Die flächendeckende Einführung von autonom fahrenden Bussen wird nach Einschätzung der Fachexperten langfristig erfolgen. Diese Einführung hat große Auswirkungen auf den Verkehrssektor und die Haltestelle. Demnach kann der meist defizitäre Nahverkehr Kosteneinsparungen verzeichnen und sich als lukratives Marktsegment erweisen. Hierdurch können die Städte ihren Haushalt verbessern und durch einen kostengünstigen ÖPNV weitere Anreize für eine Verlagerung der Individualverkehre auf den ÖPNV bieten.

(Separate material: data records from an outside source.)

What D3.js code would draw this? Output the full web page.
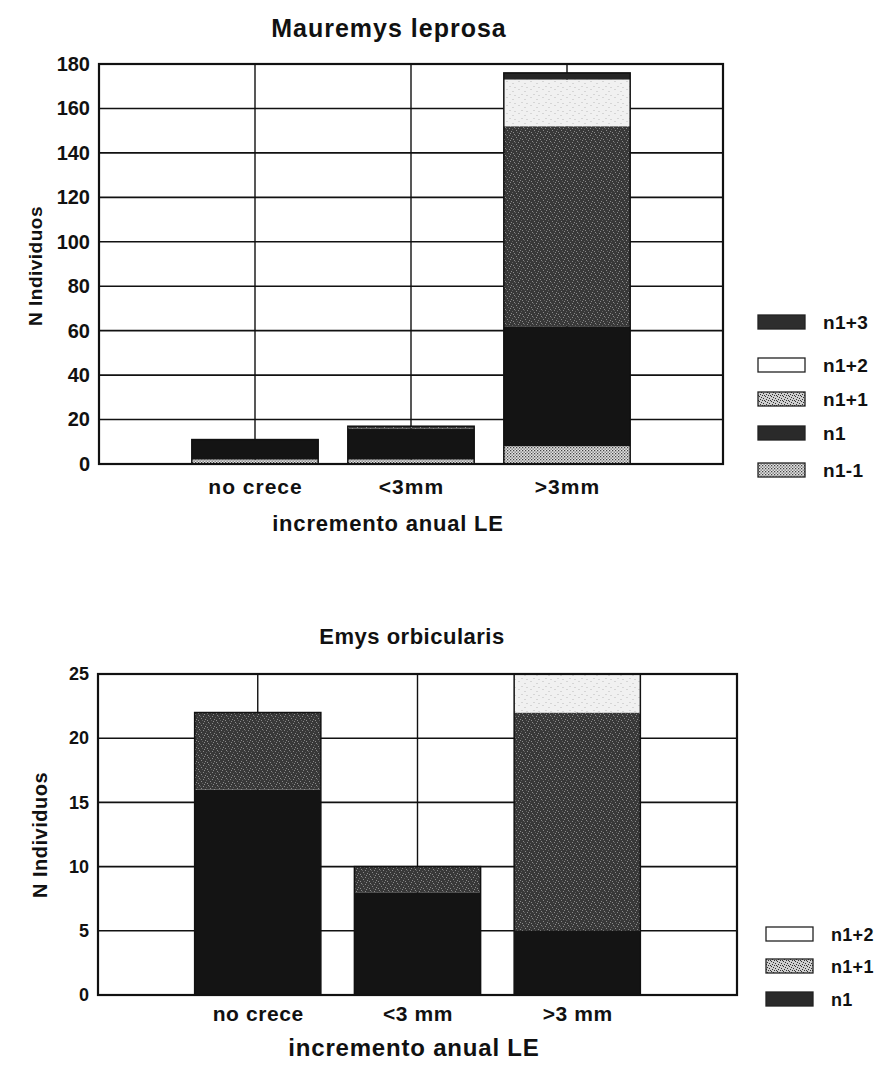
<!DOCTYPE html>
<html>
<head>
<meta charset="utf-8">
<script src="https://cdn.jsdelivr.net/npm/d3@7"></script>
<style>
  html, body { margin: 0; padding: 0; background: #fff; }
  svg text { font-family: "Liberation Sans", Arial, Helvetica, sans-serif; font-weight: bold; fill: #111; }
</style>
</head>
<body>
<svg id="chart" width="883" height="1065"></svg>
<script>
// ---------- Data ----------
const topTitle = "Mauremys leprosa";
const topCategories = ["no crece", "<3mm", ">3mm"];
const topSeries = ["n1-1", "n1", "n1+1", "n1+2", "n1+3"];
const topN1m1 = [2, 2, 8];
const topN1   = [9, 14, 54];
const topN1p1 = [0, 1, 90];
const topN1p2 = [0, 0, 21];
const topN1p3 = [0, 0, 3];
const topTicks = [0, 20, 40, 60, 80, 100, 120, 140, 160, 180];

const botTitle = "Emys orbicularis";
const botCategories = ["no crece", "<3 mm", ">3 mm"];
const botSeries = ["n1", "n1+1", "n1+2"];
const botN1   = [16, 8, 5];
const botN1p1 = [6, 2, 17];
const botN1p2 = [0, 0, 3];
const botTicks = [0, 5, 10, 15, 20, 25];

const xTitle = "incremento anual LE";
const yTitle = "N Individuos";

// ---------- Setup ----------
const svg = d3.select("#chart");
const defs = svg.append("defs");

// dotted pattern for n1-1
const pDot = defs.append("pattern").attr("id", "pDot").attr("patternUnits", "userSpaceOnUse")
  .attr("width", 3).attr("height", 3);
pDot.append("rect").attr("width", 3).attr("height", 3).attr("fill", "#e4e4e4");
pDot.append("rect").attr("x", 0).attr("y", 0).attr("width", 1.3).attr("height", 1.3).attr("fill", "#444");
pDot.append("rect").attr("x", 1.5).attr("y", 1.5).attr("width", 1.3).attr("height", 1.3).attr("fill", "#666");

// stipple pattern for n1+1 (dark grey with light specks)
const pSt = defs.append("pattern").attr("id", "pSt").attr("patternUnits", "userSpaceOnUse")
  .attr("width", 9).attr("height", 7);
pSt.append("rect").attr("width", 9).attr("height", 7).attr("fill", "#383838");
[[1,1],[5,2],[3,4],[7,5],[0,6],[6,0]].forEach(([x,y]) =>
  pSt.append("rect").attr("x", x).attr("y", y).attr("width", 1).attr("height", 1).attr("fill", "#8a8a8a"));
[[2,2],[8,3],[4,6]].forEach(([x,y]) =>
  pSt.append("rect").attr("x", x).attr("y", y).attr("width", 1).attr("height", 1).attr("fill", "#606060"));

// legend stipple for n1+1 (lighter)
const pStL = defs.append("pattern").attr("id", "pStL").attr("patternUnits", "userSpaceOnUse")
  .attr("width", 6).attr("height", 5);
pStL.append("rect").attr("width", 6).attr("height", 5).attr("fill", "#cfcfcf");
[[0,0],[3,1],[1,3],[4,4],[5,2],[2,0]].forEach(([x,y]) =>
  pStL.append("rect").attr("x", x).attr("y", y).attr("width", 1).attr("height", 1).attr("fill", "#333"));

// light pattern for n1+2
const pLt = defs.append("pattern").attr("id", "pLt").attr("patternUnits", "userSpaceOnUse")
  .attr("width", 12).attr("height", 8);
pLt.append("rect").attr("width", 12).attr("height", 8).attr("fill", "#f1f1f1");
[[2,1],[8,3],[5,6],[10,7]].forEach(([x,y]) =>
  pLt.append("rect").attr("x", x).attr("y", y).attr("width", 2).attr("height", 1).attr("fill", "#d6d6d6"));

const fills = {
  "n1-1": "url(#pDot)",
  "n1": "#141414",
  "n1+1": "url(#pSt)",
  "n1+2": "url(#pLt)",
  "n1+3": "#262626"
};
const legendFills = {
  "n1-1": "url(#pDot)",
  "n1": "#2a2a2a",
  "n1+1": "url(#pStL)",
  "n1+2": "#ffffff",
  "n1+3": "#2e2e2e"
};

function styleText(sel, size, ls) {
  sel.style("font-size", size + "px")
    .style("font-family", "'Liberation Sans', Arial, sans-serif")
    .style("font-weight", "bold")
    .style("letter-spacing", (ls || 0) + "px")
    .attr("fill", "#111");
}

function drawChart(cfg) {
  const g = svg.append("g");
  const x = d3.scalePoint().domain(cfg.categories).range([cfg.x0, cfg.x1]).padding(1);
  const y = d3.scaleLinear().domain([0, cfg.ymax]).range([cfg.yb, cfg.yt]);

  // horizontal grid
  g.append("g").selectAll("line").data(cfg.ticks).join("line")
    .attr("x1", cfg.x0).attr("x2", cfg.x1)
    .attr("y1", d => y(d)).attr("y2", d => y(d))
    .attr("stroke", "#111").attr("stroke-width", 1.6);
  // vertical grid at category positions
  g.append("g").selectAll("line").data(cfg.categories).join("line")
    .attr("x1", d => x(d)).attr("x2", d => x(d))
    .attr("y1", cfg.yt).attr("y2", cfg.yb)
    .attr("stroke", "#111").attr("stroke-width", 1.4);

  // stacked bars
  const rows = cfg.categories.map((c, i) => {
    const r = { cat: c };
    cfg.series.forEach((s, k) => r[s] = cfg.values[k][i]);
    return r;
  });
  const stack = d3.stack().keys(cfg.series)(rows);
  const bw = x.step() * cfg.barFrac;
  g.append("g").selectAll("g").data(stack).join("g")
    .attr("fill", d => fills[d.key])
    .selectAll("rect").data(d => d.filter(p => p[1] > p[0])).join("rect")
    .attr("x", d => x(d.data.cat) - bw / 2)
    .attr("width", bw)
    .attr("y", d => y(d[1]))
    .attr("height", d => y(d[0]) - y(d[1]));
  // bar outlines
  g.append("g").selectAll("rect").data(rows).join("rect")
    .attr("x", d => x(d.cat) - bw / 2).attr("width", bw)
    .attr("y", d => y(d3.sum(cfg.series, s => d[s])))
    .attr("height", d => cfg.yb - y(d3.sum(cfg.series, s => d[s])))
    .attr("fill", "none").attr("stroke", "#111").attr("stroke-width", 1.5);

  // frame
  g.append("rect").attr("x", cfg.x0).attr("y", cfg.yt)
    .attr("width", cfg.x1 - cfg.x0).attr("height", cfg.yb - cfg.yt)
    .attr("fill", "none").attr("stroke", "#111").attr("stroke-width", 2.2);

  // y axis labels
  const ya = d3.axisLeft(y).tickValues(cfg.ticks).tickSize(0).tickPadding(cfg.yTickPad);
  const yg = g.append("g").attr("transform", `translate(${cfg.x0},0)`).call(ya);
  yg.select(".domain").remove();
  styleText(yg.selectAll("text"), cfg.yTickFont, 0);

  // x axis labels
  const xa = d3.axisBottom(x).tickSize(0).tickPadding(cfg.xTickPad);
  const xg = g.append("g").attr("transform", `translate(0,${cfg.yb})`).call(xa);
  xg.select(".domain").remove();
  styleText(xg.selectAll("text"), cfg.xTickFont, cfg.xTickLs);

  // title
  styleText(g.append("text").attr("x", cfg.titleX).attr("y", cfg.titleY)
    .attr("text-anchor", "middle").text(cfg.title), cfg.titleFont, cfg.titleLs);
  // x title
  styleText(g.append("text").attr("x", cfg.xTitleX).attr("y", cfg.xTitleY)
    .attr("text-anchor", "middle").text(xTitle), cfg.xTitleFont, cfg.xTitleLs);
  // y title
  styleText(g.append("text").attr("transform", `translate(${cfg.yTitleX},${cfg.yTitleY}) rotate(-90)`)
    .attr("text-anchor", "middle").text(yTitle), cfg.yTitleFont, 0.5);

  // legend (top item = last series)
  const leg = g.append("g");
  const items = cfg.series.slice().reverse();
  items.forEach((s, i) => {
    const cy = cfg.legendY[i];
    leg.append("rect").attr("x", cfg.legendX).attr("y", cy - 7)
      .attr("width", 47).attr("height", 14)
      .attr("fill", legendFills[s]).attr("stroke", "#222").attr("stroke-width", 1.3);
    styleText(leg.append("text").attr("x", cfg.legendX + 65).attr("y", cy + 7).text(s), cfg.legendFont, 0.3);
  });
}

drawChart({
  title: topTitle, categories: topCategories, series: topSeries,
  values: [topN1m1, topN1, topN1p1, topN1p2, topN1p3],
  ticks: topTicks, ymax: 180,
  x0: 99, x1: 723, yt: 64, yb: 464, barFrac: 0.81,
  yTickFont: 20, xTickFont: 21, xTickLs: 1, titleFont: 25, titleLs: 1,
  xTitleFont: 22, xTitleLs: 0.8, yTitleFont: 19, legendFont: 19,
  yTickPad: 9, xTickPad: 15,
  titleX: 389, titleY: 37,
  xTitleX: 388, xTitleY: 531,
  yTitleX: 42, yTitleY: 266,
  legendX: 758, legendY: [322, 365, 399, 433, 470]
});

drawChart({
  title: botTitle, categories: botCategories, series: botSeries,
  values: [botN1, botN1p1, botN1p2],
  ticks: botTicks, ymax: 25,
  x0: 98, x1: 737, yt: 674, yb: 995, barFrac: 0.79,
  yTickFont: 18, xTickFont: 21, xTickLs: 0.6, titleFont: 22, titleLs: 0.5,
  xTitleFont: 24, xTitleLs: 0.8, yTitleFont: 20, legendFont: 18,
  yTickPad: 9, xTickPad: 11,
  titleX: 412, titleY: 644,
  xTitleX: 414, xTitleY: 1056,
  yTitleX: 47, yTitleY: 835,
  legendX: 766, legendY: [934, 966, 999]
});
</script>
</body>
</html>
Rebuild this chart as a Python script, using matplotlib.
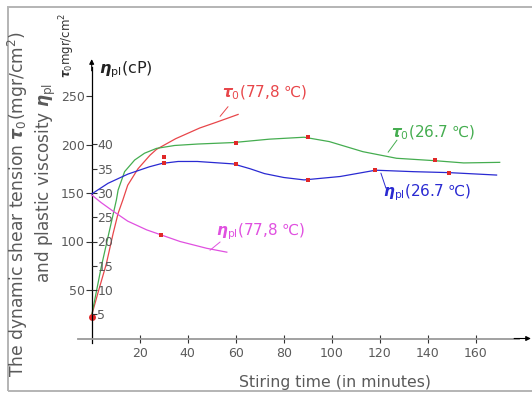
import matplotlib
matplotlib.use("Agg")
import matplotlib.pyplot as plt
from matplotlib.patches import Rectangle

plt.rcParams['font.family'] = ['DejaVu Sans']
plt.rcParams['mathtext.fontset'] = 'dejavusans'

# ---- data -------------------------------------------------------------
# dynamic shear tension tau0 (mgr/cm^2) vs stirring time (min)
tau_778_t = [0, 2.6, 6.1, 8.9, 11, 13, 15, 19.3, 24.3, 27, 35, 45, 52, 61]
tau_778_v = [24, 47, 77, 108, 129, 143, 158, 175, 189, 195, 206, 217, 223, 231]

tau_267_t = [0, 4, 7.1, 9.3, 10.3, 11, 13.7, 17.9, 22, 27, 34.6, 44.3, 59, 74,
             88.5, 99, 113, 127, 143, 155, 170]
tau_267_v = [24, 74, 108, 132, 143, 153, 172, 184, 191, 196, 199, 200.5, 202,
             205.5, 207.5, 203, 192.6, 185.8, 183.3, 181, 181.6]

# plastic viscosity eta_pl (cP) vs stirring time (min)
eta_267_t = [0, 6.8, 15.1, 24, 29.3, 36, 44, 59, 66, 72, 80, 88.5, 103.5,
             118.3, 134, 149, 168.7]
eta_267_v = [29.8, 32.0, 33.9, 35.4, 36.1, 36.5, 36.5, 36.0, 35.0, 34.0, 33.2,
             32.7, 33.4, 34.7, 34.4, 34.2, 33.7]

eta_778_t = [0, 4, 8.5, 15, 22.9, 28.7, 36.8, 47.9, 56.3]
eta_778_v = [29.6, 28.0, 26.4, 24.2, 22.4, 21.4, 20.0, 18.6, 17.8]

# measured points
tau_778_pts_t = [0]
tau_778_pts_v = [22]
tau_267_pts_t = [30, 60, 90, 143]
tau_267_pts_v = [187, 202, 208, 184]
eta_267_pts_t = [30, 60, 90, 118, 149]
eta_267_pts_v = [36.1, 35.9, 32.7, 34.7, 34.2]
eta_778_pts_t = [29]
eta_778_pts_v = [21.4]

x_ticks = [20, 40, 60, 80, 100, 120, 140, 160]
tau_ticks = [50, 100, 150, 200, 250]
eta_ticks = [5, 10, 15, 20, 25, 30, 35, 40]

# ---- layout -----------------------------------------------------------
W, H = 532, 394
ox, oy = 91.7, 338.5          # origin in pixels
sx, sy = 2.4, 0.97            # pixels per minute / per tau unit

RED = '#e8464a'
GREEN = '#45ad50'
BLUE = '#2a2ad2'
MAGENTA = '#e050e0'
DOT = '#e02828'
GREY = '#5a5a5a'


def P(px, py):
    return px / W, 1 - py / H


fig = plt.figure(figsize=(W / 100, H / 100), dpi=100)
fig.patch.set_facecolor('white')
ax = fig.add_axes([0, 0, 1, 1])
ax.set_facecolor('none')
ax.set_xlim(-ox / sx, (W - ox) / sx)
ylo, yhi = -(H - oy) / sy, oy / sy
ax.set_ylim(ylo, yhi)

ax2 = ax.twinx()
ax2.set_ylim(ylo / 5, yhi / 5)

# axes through the origin
for s in ['top', 'right']:
    ax.spines[s].set_visible(False)
ax.spines['left'].set_position(('data', 0))
ax.spines['left'].set_bounds(-4.6, 280)
ax.spines['left'].set_linewidth(0.9)
ax.spines['bottom'].set_position(('data', 0))
ax.spines['bottom'].set_bounds(-5.7, 178)
ax.spines['bottom'].set_color('#9a9a9a')
ax.spines['bottom'].set_linewidth(1.3)
for s in ['top', 'left', 'bottom']:
    ax2.spines[s].set_visible(False)
ax2.spines['right'].set_position(('data', 0))
ax2.spines['right'].set_visible(False)

ax.set_xticks(x_ticks)
ax.set_yticks(tau_ticks)
ax2.set_yticks(eta_ticks)
ax.tick_params(axis='x', direction='inout', length=6, width=0.8, pad=3,
               labelsize=9, labelcolor=GREY, color='#333333')
ax.tick_params(axis='y', direction='out', length=4, width=0.8, pad=1,
               labelsize=9, labelcolor=GREY, color='#333333')
ax2.tick_params(axis='y', direction='out', length=3.5, width=0.8, pad=0.5,
                labelsize=9, labelcolor=GREY, color='#333333')

# arrow heads on the axes
ax.annotate('', xy=(0, 288), xytext=(0, 276),
            arrowprops=dict(arrowstyle='-|>', color='black', lw=0.8,
                            mutation_scale=7, shrinkA=0, shrinkB=0))
ax.annotate('', xy=(183, 0), xytext=(176, 0),
            arrowprops=dict(arrowstyle='-|>', color='black', lw=0.8,
                            mutation_scale=7, shrinkA=0, shrinkB=0))

# curves
ax.plot(tau_778_t, tau_778_v, color=RED, lw=0.9)
ax.plot(tau_267_t, tau_267_v, color=GREEN, lw=0.9)
ax2.plot(eta_267_t, eta_267_v, color=BLUE, lw=0.9)
ax2.plot(eta_778_t, eta_778_v, color=MAGENTA, lw=0.9)

# measured points
ax.plot(tau_778_pts_t, tau_778_pts_v, 'o', ms=5, color=DOT, mew=0, clip_on=False)
ax.plot(tau_267_pts_t, tau_267_pts_v, 's', ms=2.6, color=DOT, mew=0)
ax2.plot(eta_267_pts_t, eta_267_pts_v, 's', ms=2.6, color=DOT, mew=0)
ax2.plot(eta_778_pts_t, eta_778_pts_v, 's', ms=2.6, color=DOT, mew=0)

# pointer lines for the curve labels
ax.annotate('', xy=(53.5, 229), xytext=(56.8, 239),
            arrowprops=dict(arrowstyle='-', color=RED, lw=0.7, shrinkA=0, shrinkB=0))
ax.annotate('', xy=(123.5, 192), xytext=(127.2, 204.5),
            arrowprops=dict(arrowstyle='-', color=GREEN, lw=0.7, shrinkA=0, shrinkB=0))
ax2.annotate('', xy=(120.5, 34.1), xytext=(122.6, 31.0),
             arrowprops=dict(arrowstyle='-', color=BLUE, lw=0.7, shrinkA=0, shrinkB=0))
ax2.annotate('', xy=(49.3, 18.2), xytext=(53.5, 19.9),
             arrowprops=dict(arrowstyle='-', color=MAGENTA, lw=0.7, shrinkA=0, shrinkB=0))

# curve labels
TAU = r'$\boldsymbol{\tau}_{0}$'
ETA = r'$\boldsymbol{\eta}_{\mathrm{pl}}$'
fig.text(*P(222, 93), TAU + '(77,8 \u2103)', color=RED, fontsize=11, va='center', ha='left')
fig.text(*P(391, 133), TAU + '(26.7 \u2103)', color=GREEN, fontsize=11, va='center', ha='left')
fig.text(*P(383, 193), ETA + '(26.7 \u2103)', color=BLUE, fontsize=11, va='center', ha='left')
fig.text(*P(216, 232), ETA + '(77,8 \u2103)', color=MAGENTA, fontsize=11, va='center', ha='left')

# axis titles
fig.text(*P(99, 70), ETA + '(cP)', color='#222222', fontsize=11.5, va='center', ha='left')
fig.text(*P(67, 45), TAU + 'mgr/cm$^2$', color='#333333', fontsize=8.5,
         rotation=90, va='center', ha='center')
fig.text(*P(18, 204), 'The dynamic shear tension ' + TAU + '(mgr/cm$^2$)',
         color=GREY, fontsize=12.3, rotation=90, va='center', ha='center')
fig.text(*P(46, 183), 'and plastic viscosity ' + ETA,
         color=GREY, fontsize=12.2, rotation=90, va='center', ha='center')
fig.text(*P(335, 382), 'Stiring time (in minutes)', color=GREY, fontsize=11.3,
         va='center', ha='center')

# picture frame
fig.patches.append(Rectangle(P(8, 391), (W + 20) / W, (391 - 7) / H,
                             transform=fig.transFigure, fill=False,
                             edgecolor='#b4b4b4', lw=1.4))

fig.savefig('out.png', dpi=100)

Autonom betriebene Drohnen und auch Seilbahnen sind weitere Mobilitätsmöglichkeiten, die langfristig in den Fokus rücken können. Der Klimawandel und dessen Folgen zeigen eine nachhaltigere Haltung der deutschen Bevölkerung im Umgang mit den Ressourcen der Erde. Diskussionen über die Einführung von CO2-Steuern bzw. Ausweitung von CO2-Zertifikaten zielen auf eine Reduzierung der Luftverkehre hin. Es ist davon auszugehen, dass eine Umsetzung dieser beiden Möglichkeiten eng an umweltschonende Techniken gebunden sein wird. Die Haltestelle wird entsprechend den technischen Möglichkeiten angepasst und neu definiert.

Die Ergebnisse der Befragung zeigen, dass die Haltestelle ein unentbehrliches Bindeglied zwischen der Bevölkerung und der Mobilität darstellt. Gemessen an dieser Erkenntnis ist die Haltestelle nach Auffassung der Autoren in der Fachliteratur unterrepräsentiert und bietet Potenzial für weitere Forschung. Die Fachexperten sehen in ländlichen Regionen einen verstärkten Bedarf an modernen MaaS-Konzepten.